“MY BEST DAY” | Writer-director, Erin Greenwell
[PREMIERE SCREENING: Saturday, January 21 6:00 pm –Yarrow Hotel Theatre, Park City]
I can trace back wanting to make movies to my father and “Butch Cassidy and the Sundance Kid.”
Once in grade school, I had a history presentation due. While watching the above mentioned movie with homework-is-due dread, I was struck with inspiration. I asked my dad “Is this true?”. “Yeah” he remarked. My fact checking was pretty dodgy. Pulse racing, I made my father point out the name in the Encyclopedia Britannica and then based the rest of my research off the movie.
The next day at school, I took it upon myself to secretly get dressed in the bathroom as a cowboy, stroll out from behind the cubicles separating the classes and give a full fledged and unsolicited living history presentation starting off with “Howdy.
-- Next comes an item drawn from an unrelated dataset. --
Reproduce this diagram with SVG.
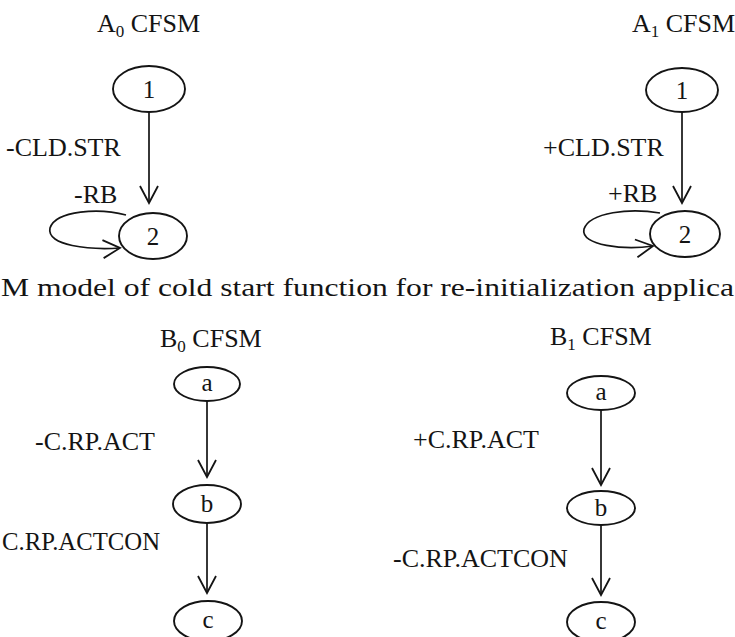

My name’s Butch Cassidy and I’m from the Hole in the Wall Gang!”
I remember the startled and enraptured faces of my fellow students and as I launched into my monologue littered tidbits of truth, my brain split into a firework of thoughts “No way…They’re buying it…It’s working…”
The power of storytelling took hold. No one picked on me or called me weird because I had dazzled them with magic. From that point forward I wanted to tell stories and movies seemed this biggest way to do it.
When I was older, discovering Spike Lee’s She’s Gotta Have it, Rose Troche’s Go Fish and Steven Soderbergh’s Sex Lies and Videotape made me emboldened to pursue telling my stories and create a filmmaking community in spite of the obstacles of apparent limited marketability.
Comedies like John Water’s Hairspray and Mel Brook’s The Producers further confirmed the outsiders had a voice through comedy. All the more thrilling was the understanding that voice could be subversive and inclusive.
Finally, I’m a filmmaker because it’s hard. Hollywood movies that give the underdog the win have created my own stubbornness to persevere in an impossible business. It can be expensive. So many things can go wrong. It can be exclusionary to marginalized communities. To make a good independent movie with a cast and crew is therefore political to me. It’s the most positive form of “Take that!” I enjoy.
It takes such skill to rerender a dream across so many hands and the potential to share it with audiences in a theater or across broadband is so far reaching.
I will never stop making movies in one form or another.
You’ll have to pry the urge to risk from my cold dead hands.